Del suo poi Mason non ci mette solo le scelte letterarie (appunto: la poesia che si fa scrittura e trascrizione del dialetto) ma anche il modo di proporsi. Perchè questo è un poeta che ama leggere in pubblico quanto scrive, ha un suo modo inimitabile di proporre, magari accompagnato da uno strumento musicale o dalle voci di un coro. Comunque sempre sottolineato da un pausare e da un gestire che è comunicazione pura, immediata, utile a costruire legami ed efficace.
Sulla sua strada Danilo Mason ha scoperto in questo modo il valore civile del fare poesia. Questa sua terza silloge ne è prova e documento.
Il cantastorie Mason, scrivendo se stesso e recitando il suo scrivere, raccoglie qualche contributo e lui lo trasforma in aiuto per chi meno possiede e magari nulla possiede. Reca il suo obolo alle grandi povertà del mondo, dove comunque scopre l’uomo che è irresistibile vocazione ad esistere, ad esserci, a iscriversi nella storia, a sconfiggere la morte e l’oblio.
Così qui trovano cittadinanza anche i versi dedicati all’amico che conosceva ogni cosa della montagna e dalla montagna è stato tradito. Qui si descrive la geografia grande degli attentati all’uomo, dall’Ortigara al Don, connesse in modo inestricabile alle memorie familiari, alla storia che è ognuno di noi, terminale di una progenie lunga.

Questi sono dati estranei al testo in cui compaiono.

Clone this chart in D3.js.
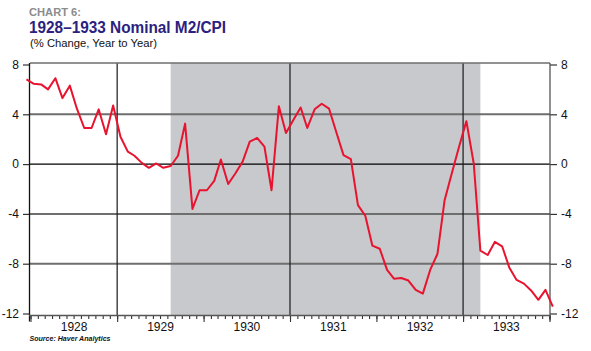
<!DOCTYPE html>
<html>
<head>
<meta charset="utf-8">
<script src="https://cdn.jsdelivr.net/npm/d3@7"></script>
<style>
  html, body { margin: 0; padding: 0; background: #fff; }
  svg { display: block; font-family: "Liberation Sans", Arial, sans-serif; }
</style>
</head>
<body>
<svg id="chart" width="591" height="351"></svg>
<script>
// ---- data (monthly, year-over-year % change, plotted mid-month) ----
const months = [
  "1927-12","1928-01","1928-02","1928-03","1928-04","1928-05","1928-06","1928-07","1928-08","1928-09","1928-10","1928-11","1928-12",
  "1929-01","1929-02","1929-03","1929-04","1929-05","1929-06","1929-07","1929-08","1929-09","1929-10","1929-11","1929-12",
  "1930-01","1930-02","1930-03","1930-04","1930-05","1930-06","1930-07","1930-08","1930-09","1930-10","1930-11","1930-12",
  "1931-01","1931-02","1931-03","1931-04","1931-05","1931-06","1931-07","1931-08","1931-09","1931-10","1931-11","1931-12",
  "1932-01","1932-02","1932-03","1932-04","1932-05","1932-06","1932-07","1932-08","1932-09","1932-10","1932-11","1932-12",
  "1933-01","1933-02","1933-03","1933-04","1933-05","1933-06","1933-07","1933-08","1933-09","1933-10","1933-11","1933-12",
  "1934-01"
];
const m2cpi = [
  6.8,
  6.45, 6.4, 6.0, 6.9, 5.3, 6.3, 4.45, 2.9, 2.9, 4.4, 2.4, 4.7,
  2.2, 1.0, 0.67, 0.1, -0.3, 0.05, -0.3, -0.15, 0.67, 3.25, -3.6, -2.1,
  -2.1, -1.35, 0.37, -1.6, -0.75, 0.2, 1.8, 2.1, 1.4, -2.1, 4.65, 2.5,
  3.55, 4.55, 2.9, 4.4, 4.85, 4.45, 2.6, 0.72, 0.4, -3.3, -4.15, -6.55,
  -6.8, -8.5, -9.2, -9.15, -9.35, -10.1, -10.4, -8.5, -7.2, -2.9, -0.7, 1.4,
  3.45, 0.05, -6.95, -7.3, -6.25, -6.6, -8.3, -9.3, -9.6, -10.15, -10.9, -10.1,
  -11.45
];
const recession = ["1929-08-15", "1933-03-15"];
const yTicks = [-12, -8, -4, 0, 4, 8];
const yearLabels = ["1928", "1929", "1930", "1931", "1932", "1933"];
const yearGridlines = ["1929", "1931", "1933"];

const titleSmall = "CHART 6:";
const titleMain = "1928\u20131933 Nominal M2/CPI";
const subtitle = "(% Change, Year to Year)";
const source = "Source: Haver Analytics";

// ---- layout ----
const svg = d3.select("#chart");
const pLeft = 30, pRight = 550, pTop = 63, pBottom = 315.5;

const parseM = d3.timeParse("%Y-%m");
const parseD = d3.timeParse("%Y-%m-%d");
const parseY = d3.timeParse("%Y");
const midMonth = s => { const d = parseM(s); return new Date(d.getFullYear(), d.getMonth(), 15); };

const x = d3.scaleTime()
  .domain([new Date(1928, 0, 1), new Date(1934, 0, 1)])
  .range([30.5, 549.5]);
const y = d3.scaleLinear().domain([-12, 8]).range([313.5, 64.5]);

const data = months.map((m, i) => ({ date: midMonth(m), value: m2cpi[i] }));

// recession shading
svg.append("rect")
  .attr("x", x(parseD(recession[0])))
  .attr("y", pTop)
  .attr("width", x(parseD(recession[1])) - x(parseD(recession[0])))
  .attr("height", pBottom - pTop)
  .attr("fill", "#c8c9cd");

// horizontal gridlines
const gridY = svg.append("g");
yTicks.filter(v => v !== -12 && v !== 8).forEach(v => {
  gridY.append("line")
    .attr("x1", pLeft).attr("x2", pRight)
    .attr("y1", y(v)).attr("y2", y(v))
    .attr("stroke", v === 0 ? "#000" : "#6e6e6e")
    .attr("stroke-width", v === 0 ? 1.2 : 2);
});

// vertical year gridlines
yearGridlines.forEach(yr => {
  const xv = x(parseY(yr));
  svg.append("line")
    .attr("x1", xv).attr("x2", xv)
    .attr("y1", pTop).attr("y2", pBottom)
    .attr("stroke", "#1a1a1a").attr("stroke-width", 1.2);
});

// top frame
svg.append("line")
  .attr("x1", pLeft).attr("x2", pRight)
  .attr("y1", pTop).attr("y2", pTop)
  .attr("stroke", "#6e6e6e").attr("stroke-width", 1.5);

// y axes
const fmt = d => d < 0 ? "-" + Math.abs(d) : String(d);
const yAxisL = svg.append("g")
  .attr("transform", `translate(${pLeft},0)`)
  .call(d3.axisLeft(y).tickValues(yTicks).tickSize(7).tickPadding(4).tickFormat(fmt));
const yAxisR = svg.append("g")
  .attr("transform", `translate(${pRight},0)`)
  .call(d3.axisRight(y).tickValues(yTicks).tickSize(7).tickPadding(4).tickFormat(fmt));
[yAxisL, yAxisR].forEach(g => {
  g.select(".domain").remove();
  g.selectAll(".tick line").attr("stroke", "#333").attr("stroke-width", 1.2);
  g.selectAll(".tick text").attr("font-size", "12px").attr("fill", "#111");
});
// axis vertical lines
svg.append("line").attr("x1", pLeft - 0.5).attr("x2", pLeft - 0.5)
  .attr("y1", pTop).attr("y2", pBottom + 6).attr("stroke", "#111").attr("stroke-width", 1.3);
svg.append("line").attr("x1", pRight).attr("x2", pRight)
  .attr("y1", pTop).attr("y2", pBottom + 5).attr("stroke", "#555").attr("stroke-width", 1.3);

// x axis: monthly minor ticks, yearly major ticks
const xAxisMinor = svg.append("g")
  .attr("transform", `translate(0,${pBottom})`)
  .call(d3.axisBottom(x).ticks(d3.timeMonth.every(1)).tickSize(3.5).tickFormat(""));
const xAxisMajor = svg.append("g")
  .attr("transform", `translate(0,${pBottom})`)
  .call(d3.axisBottom(x).ticks(d3.timeYear.every(1)).tickSize(6.5).tickFormat(""));
[xAxisMinor, xAxisMajor].forEach(g => {
  g.select(".domain").remove();
  g.selectAll(".tick line").attr("stroke", "#333").attr("stroke-width", 1.1);
});
svg.append("line").attr("x1", pLeft - 1).attr("x2", pRight + 0.5)
  .attr("y1", pBottom).attr("y2", pBottom)
  .attr("stroke", "#555").attr("stroke-width", 1.5);

// year labels at mid-year
const labAxis = svg.append("g")
  .attr("transform", `translate(0,${pBottom})`)
  .call(d3.axisBottom(x)
    .tickValues(yearLabels.map(s => new Date(+s, 6, 1)))
    .tickSize(0).tickPadding(7)
    .tickFormat((d, i) => yearLabels[i]));
labAxis.select(".domain").remove();
labAxis.selectAll(".tick text").attr("font-size", "12px").attr("fill", "#111");

// line
const line = d3.line().x(d => x(d.date)).y(d => y(d.value));
svg.append("path")
  .datum(data)
  .attr("d", line)
  .attr("fill", "none")
  .attr("stroke", "#e8132e")
  .attr("stroke-width", 2)
  .attr("stroke-linejoin", "round");

// titles
svg.append("text").attr("x", 29).attr("y", 16)
  .attr("font-size", "11.5px").attr("font-weight", "bold").attr("fill", "#8c8c8c")
  .attr("textLength", 52).attr("lengthAdjust", "spacingAndGlyphs")
  .text(titleSmall);
svg.append("text").attr("x", 29).attr("y", 33.3)
  .attr("font-size", "16px").attr("font-weight", "bold").attr("fill", "#2b2180")
  .attr("textLength", 197).attr("lengthAdjust", "spacingAndGlyphs")
  .text(titleMain);
svg.append("text").attr("x", 30).attr("y", 47)
  .attr("font-size", "11px").attr("fill", "#111")
  .attr("textLength", 127).attr("lengthAdjust", "spacingAndGlyphs")
  .text(subtitle);
svg.append("text").attr("x", 29.5).attr("y", 340.5)
  .attr("font-size", "7.5px").attr("font-weight", "bold").attr("font-style", "italic").attr("fill", "#111")
  .attr("textLength", 81).attr("lengthAdjust", "spacingAndGlyphs")
  .text(source);
</script>
</body>
</html>
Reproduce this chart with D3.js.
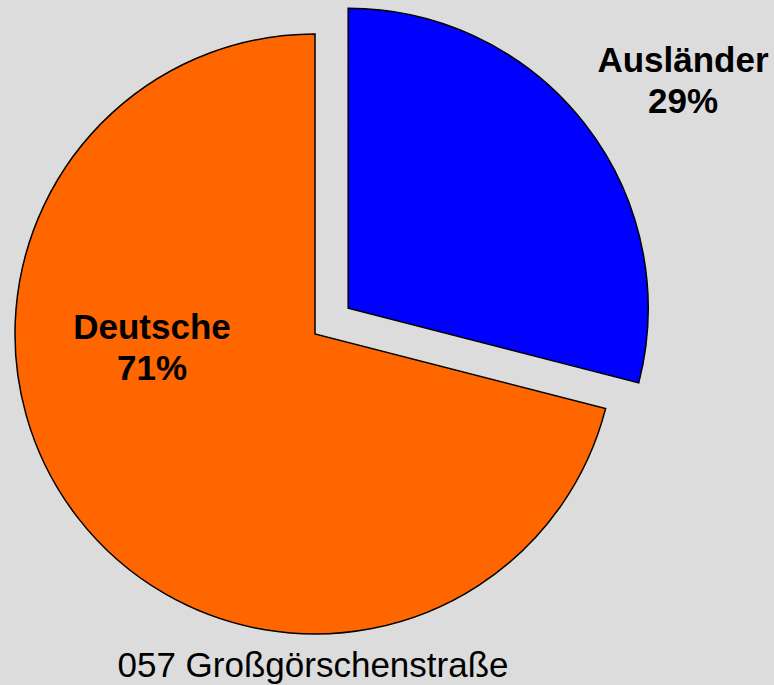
<!DOCTYPE html>
<html>
<head>
<meta charset="utf-8">
<script src="https://cdn.jsdelivr.net/npm/d3@7"></script>
<style>
  html, body { margin: 0; padding: 0; background: #dcdcdc; }
  svg { display: block; }
</style>
</head>
<body>
<div id="chart"></div>
<script>
// data
var categories = ['Ausländer', 'Deutsche']
var values = [29, 71]
var colors = ['#0000ff', '#ff6600']
var title = '057 Großgörschenstraße'

var width = 774, height = 685
var cx = 315, cy = 334, radius = 300
var explode = [42, 0]
// label anchor points (picked by eye from the original)
var labelPos = [[683, 72], [152, 339]]

var svg = d3.select('#chart').append('svg')
    .attr('width', width)
    .attr('height', height)

svg.append('rect')
    .attr('width', width)
    .attr('height', height)
    .attr('fill', '#dcdcdc')

var pie = d3.pie().sort(null).value(function(d){ return d })
var arc = d3.arc().innerRadius(0).outerRadius(radius)
var arcs = pie(values)

var g = svg.append('g')
    .attr('transform', 'translate(' + cx + ',' + cy + ')')

g.selectAll('path')
    .data(arcs)
  .enter().append('path')
    .attr('d', arc)
    .attr('fill', function(d, i){ return colors[i] })
    .attr('stroke', '#000')
    .attr('stroke-width', 1.5)
    .attr('stroke-linejoin', 'miter')
    .attr('transform', function(d, i){
      var a = (d.startAngle + d.endAngle) / 2
      return 'translate(' + (Math.sin(a) * explode[i]) + ',' + (-Math.cos(a) * explode[i]) + ')'
    })

// labels
var labels = svg.selectAll('.label')
    .data(arcs)
  .enter().append('text')
    .attr('class', 'label')
    .attr('x', function(d, i){ return labelPos[i][0] })
    .attr('y', function(d, i){ return labelPos[i][1] })
    .attr('text-anchor', 'middle')
    .attr('font-family', 'Liberation Sans, Arial, sans-serif')
    .attr('font-weight', 'bold')
    .attr('font-size', '35px')
    .attr('fill', '#000')

labels.append('tspan')
    .attr('x', function(d, i){ return labelPos[i][0] })
    .text(function(d, i){ return categories[i] })

labels.append('tspan')
    .attr('x', function(d, i){ return labelPos[i][0] })
    .attr('dy', 41)
    .text(function(d){ return d.data + '%' })

// title
svg.append('text')
    .attr('x', 313)
    .attr('y', 677)
    .attr('text-anchor', 'middle')
    .attr('font-family', 'Liberation Sans, Arial, sans-serif')
    .attr('font-size', '35px')
    .attr('fill', '#000')
    .text(title)
</script>
</body>
</html>
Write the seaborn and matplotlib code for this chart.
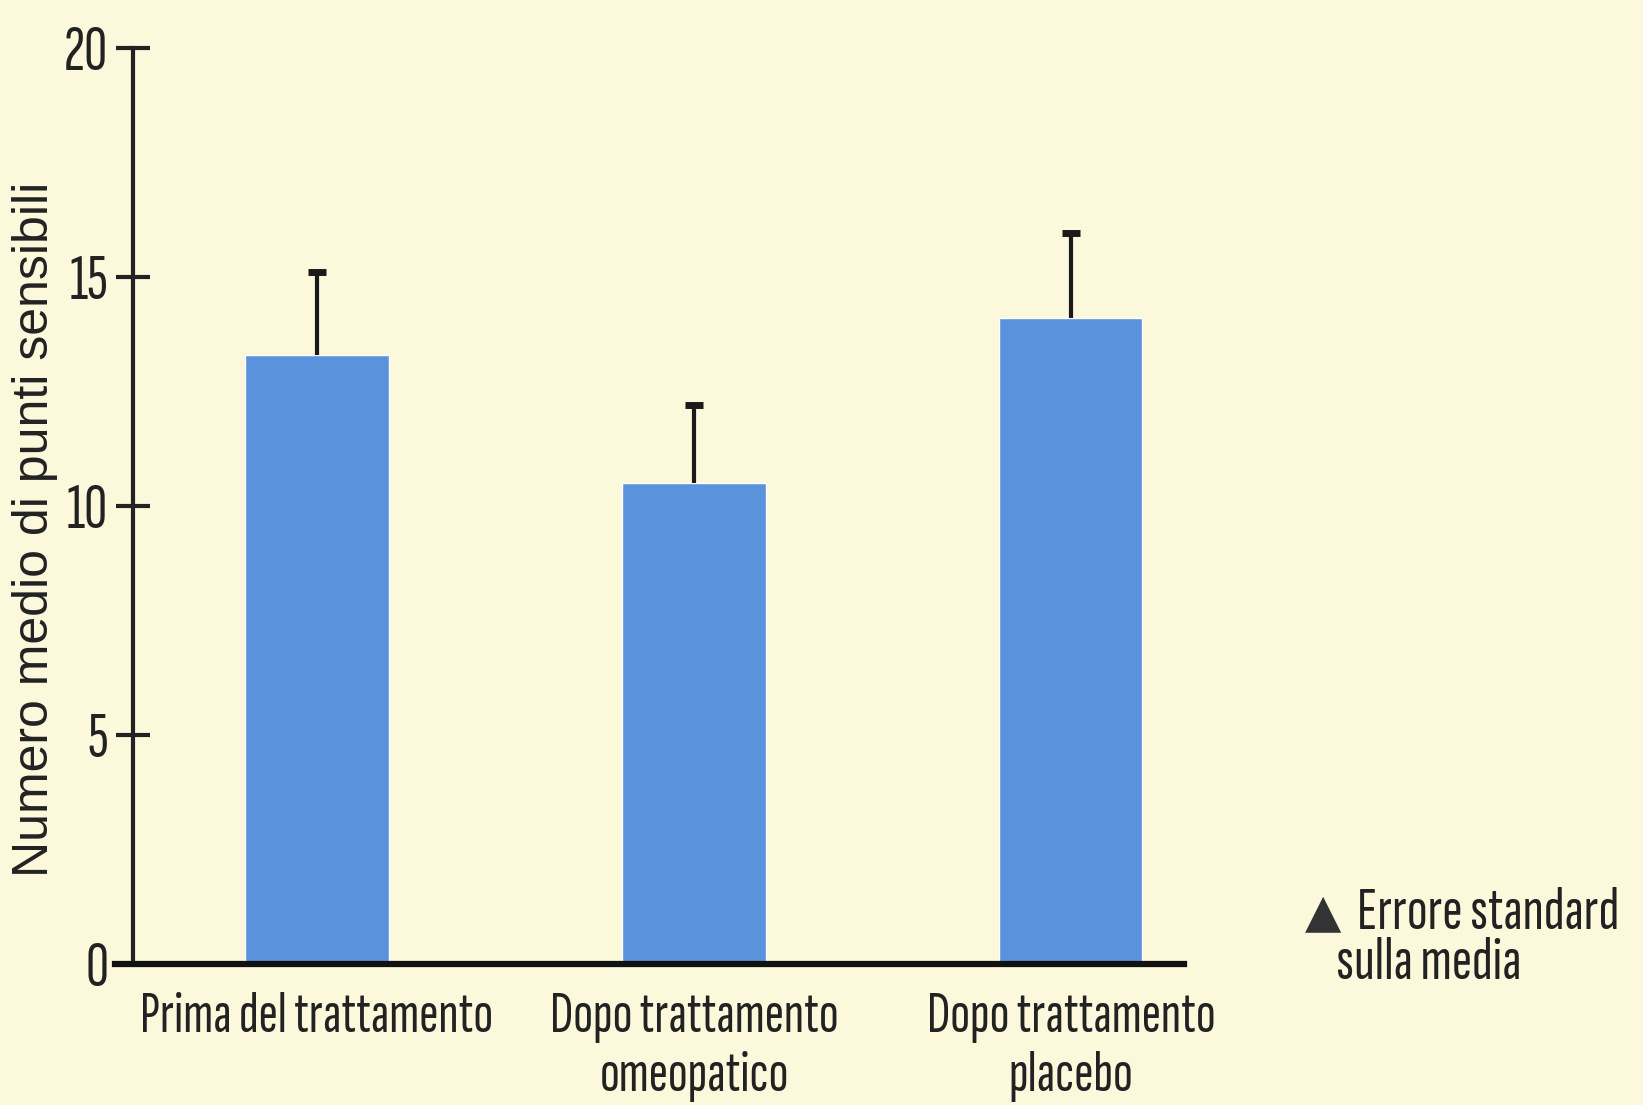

E si disegna però anche la geografia piccola, minuta anzi dell’esistenza quotidiana. La chiesetta, la stradina, il pullulare dell’acqua, i piccoli riti quotidiani, il sorridere e il piangere. Il parlare e il silenzio.
C’è una forza rude e gentile ad un tempo, nella scrittura del poeta di Trebaseleghe. Un dirsi e un darsi per istinto e in forme semplici.
Una immediatezza mai disgiunta dalla volontà di testimonianza e dall’impegno, dalla proposta. Ne scaturisce un umanesimo costruito sulle fondamenta dell’onestà e della schiettezza.
Una gran bella credenziale. Ascoltiamolo il poeta Mason.